According to Aditya Agarwal, Head of Corporate Strategy and M&A, Cleartrip, some verticals of the company, such as flight-booking segment, is already reporting profits. Resources from these profitable verticals are being ploughed back into other lesser profitable ones such as hotel bookings and so on.

However, over the next 12-18 months the company would look to be EBITDA (earnings before interest, tax, depreciation and amortisation) positive.

“Ideally by FY20, we should definitely be EDITDA positive,” he told BusinessLine, adding that the company is “capital efficient”.

Incidentally, Agarwal pointed out that the company “may (also) consider” an IPO. But the IPO can happen two to three years down the line once a few “business objectives” are achieved.

Expansion plans

“The IPO plan is not definite. There are a few business objectives that have to be achieved first. But it (the IPO) may happen in the next two-three years,” he added.

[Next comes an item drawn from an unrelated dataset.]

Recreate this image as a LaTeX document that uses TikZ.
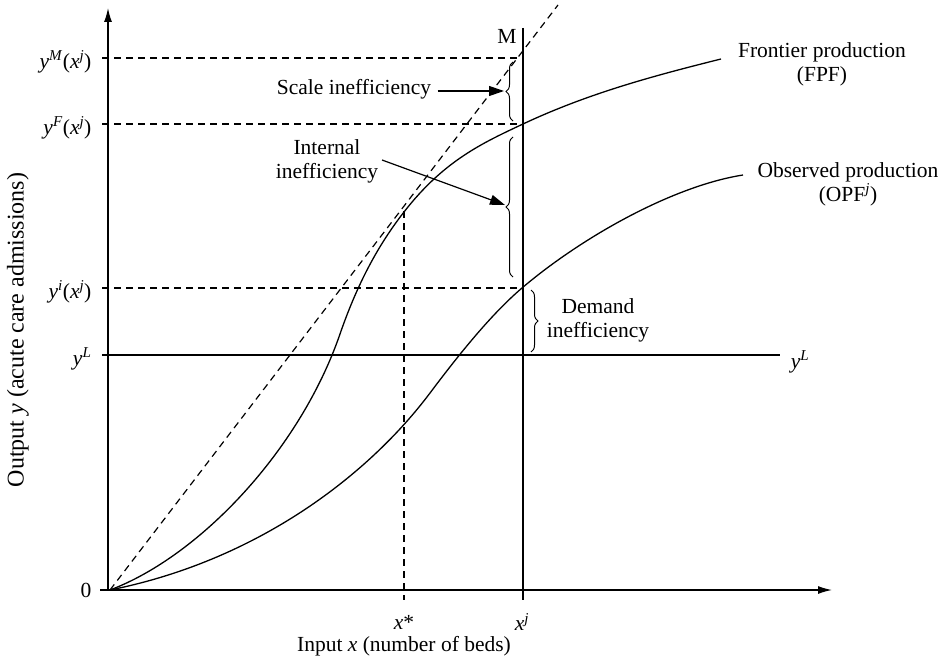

According to Agarwal, the company is witnessing bookings to the tune of $1.5 billion and plans to take it to $2 billion over the next 12 months.

The company in a bid to boost bookings had previously introduced the ‘experiences’ feature. The feature is aimed at giving users the option to book tickets for attractions and events across the world.

This apart it has also introduced ‘Fare alert’, ‘Shortlists’, ‘Top deals’, ‘Date tabs’, ‘Improved multi-city’ and other features as part of its offerings in India.

Plans are afoot to introduce similar offerings for its West Asia business.

“We are looking at a 30-35 per growth in bookings here, driven primarily by the air ticket booking business,” he said.

Moreover, the company has stayed away from deep discounting across its portal. “As a conscious strategy, we have also been moving into newer markets which are into their shift from offline to online,” Agarwal said.

West Asia business

The portal made its first cross-border acquisition by acquiring Saudi Arabia-based Flyin for an undisclosed amount. The move is expected to consolidate Cleartrip’s West Asia business.

Post acquisition, the combined entity will have a market share of 60 per cent in West Asia that include the UAE, Saudi Arabia, Qatar, Kuwait, and others.

As a strategy, Cleartrip is actively looking to tap the North Africa market that include Egypt, Morocco, Algeria and the sub-Saharan regions, such as Nigeria and Kenya in the next phase of growth.

According to Agarwal, the company is open to organic and inorganic growth (that include further acquisitions) opportunities here.

“The next three to five years are important for us,” Agarwal said.